To provide some feedback, I would love for you to, as you say, way overthink things like the Asylum Demon boss room more, and dig more into what about rooms like that make you think it’s a gathering hall of some kind. To my completely untrained eye archeaologically speaking, my imagination does wander off of that starting point–I see a central open air place, maybe even like a grand ballroom with cathedral like acoustic properties, and covered side areas which would dampen the acoustic effect and allow for conversations or more private interactions. The balcony area has a bit of an odd shape for it, but in a ballroom that could be where a musician would sit, and their playing would project out down on to the hall (maybe that’s why it doesn’t have a guard rail, to not block the sound). Makes me think of an interesting counterintuitive architectural feature of some European gathering spaces from some periods which would feature musicians, where the insider-outsider dichotomy, most often expressed through placing those with more social status on higher more dominant spaces, is flipped; it was a custom at some point to have higher parts of spaces be for the musicians and the lower open areas be for the upper class, so that the music would project down into the gathering space and the lower class musicians could be kept largely out of sight.
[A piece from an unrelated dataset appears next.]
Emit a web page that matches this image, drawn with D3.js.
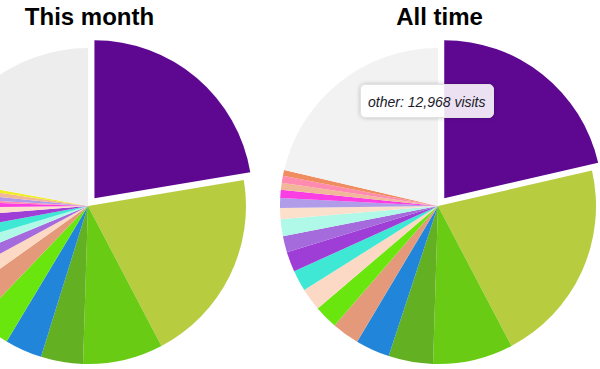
<!DOCTYPE html>
<html>
<head>
<meta charset="utf-8">
<script src="https://cdn.jsdelivr.net/npm/d3@7"></script>
<style>
    body { margin: 0; background: #fff; font-family: "Liberation Sans", Arial, sans-serif; }
    #wrap { position: relative; width: 600px; height: 369px; overflow: hidden; }
    .title { font-size: 24px; font-weight: bold; fill: #000; }
    .tip {
        position: absolute;
        font-size: 14px;
        font-style: italic;
        line-height: 16px;
        color: #1a1a2a;
        background: rgba(255, 255, 255, 0.88);
        border: 1px solid #e2e2e2;
        border-radius: 5px;
        box-shadow: 0 0 4px rgba(0, 0, 0, 0.22);
        padding: 9px 7px 7px 7px;
        white-space: nowrap;
    }
</style>
</head>
<body>
<div id="wrap"></div>
<script>
// slices, in drawing order (clockwise from 12 o'clock)
var monthNames = ['item 1', 'item 2', 'item 3', 'item 4', 'item 5', 'item 6', 'item 7', 'item 8', 'item 9',
    'item 10', 'item 11', 'item 12', 'item 13', 'item 14', 'item 15', 'item 16', 'item 17', 'item 18', 'other'];
var monthVisits = [805, 718, 295, 155, 137, 127, 108, 70, 60, 59, 62, 58, 39, 27, 13, 26, 26, 19, 796];
var monthColors = ['#5e0892', '#b8cc40', '#69cb14', '#63b123', '#2186d9', '#6ae60f', '#e49a7a', '#fcd9c5', '#a56adb',
    '#b0f8e8', '#3ee8d4', '#9e3ed7', '#fde0cc', '#fb3ee4', '#ff8cb0', '#b09ce8', '#f0b898', '#eeee22', '#ededed'];

var allNames = ['item 1', 'item 2', 'item 3', 'item 4', 'item 5', 'item 7', 'item 6', 'item 8', 'item 11',
    'item 12', 'item 9', 'item 10', 'item 13', 'item 16', 'item 14', 'item 17', 'item 15', 'item 19', 'other'];
var allVisits = [13001, 12714, 4981, 2769, 2128, 1705, 1469, 1401, 1300, 1250, 1013, 1047, 692, 608, 507, 439, 422, 371, 12968];
var allColors = ['#5e0892', '#b8cc40', '#69cb14', '#63b123', '#2186d9', '#e49a7a', '#6ae60f', '#fcd9c5', '#3ee8d4',
    '#9e3ed7', '#a56adb', '#b0f8e8', '#fde0cc', '#b09ce8', '#fb3ee4', '#f0b898', '#ff8cb0', '#ef8c60', '#f2f2f2'];

var titles = ['This month', 'All time'];

var radius = 158;
var explode = 10;

var svg = d3.select('#wrap')
    .append('svg')
    .attr('width', 600)
    .attr('height', 369);

function drawPie(names, visits, colors, cx, cy, title) {
    var rows = names.map(function(n, i) { return { name: n, visits: visits[i], color: colors[i] }; });

    var pie = d3.pie()
        .sort(null)
        .value(function(d) { return d.visits; });

    var arc = d3.arc()
        .innerRadius(0)
        .outerRadius(radius);

    var g = svg.append('g')
        .attr('transform', 'translate(' + cx + ',' + cy + ')');

    g.selectAll('path')
        .data(pie(rows))
        .enter()
        .append('path')
        .attr('d', arc)
        .attr('fill', function(d) { return d.data.color; })
        .attr('transform', function(d, i) {
            // first (largest) slice pulled out
            if (i != 0) return null;
            var mid = (d.startAngle + d.endAngle) / 2;
            return 'translate(' + (Math.sin(mid) * explode) + ',' + (-Math.cos(mid) * explode) + ')';
        });

    svg.append('text')
        .classed('title', true)
        .attr('x', cx + 1.5)
        .attr('y', 25)
        .attr('text-anchor', 'middle')
        .text(title);
}

drawPie(monthNames, monthVisits, monthColors, 88, 206, titles[0]);
drawPie(allNames, allVisits, allColors, 438, 206, titles[1]);

// tooltip on the "other" slice of the right pie
var otherIdx = allNames.indexOf('other');
d3.select('#wrap')
    .append('div')
    .classed('tip', true)
    .style('left', '360px')
    .style('top', '84px')
    .text(allNames[otherIdx] + ': ' + d3.format(',')(allVisits[otherIdx]) + ' visits');
</script>
</body>
</html>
Apparently during certain periods, this is why musicians were often employed as spies, they were people who nobles wanted to hear but not see, and some surely neglected to worry about how they could hear as well while not being seen…
Also makes my mind wander to the class aspects of the repurposing of spaces. It makes sense to see high class spaces repurposed for low class purposes, but the opposite does not necessarily hold quite as true (at least, if we’re talking architecture, there are sure a lot of high class spaces built on top of what the builders would say is low class land). And it must matter whose space is going to get repurposed, and why. Perhaps the Undead Asylum was once a high class building, but its status must have been quite diminished for it to be seen as suitable to turn it into something like that. In contrast, since the status of Anor Londo has not been given up on, at least, the idea of repurposing even a spec of it is inconceivable to whoever persists there. Interesting to note the difference there, how it was seen as necessary to repurpose the space the Undead Asylum is now, because that purpose was needed and the space was surely not held in high regard (and, perhaps, the resources or will to create a new building for it were not there), while it was seemingly decided or felt that Anor Londo would sooner be a shell with no purpose, rather than ever be repurposed.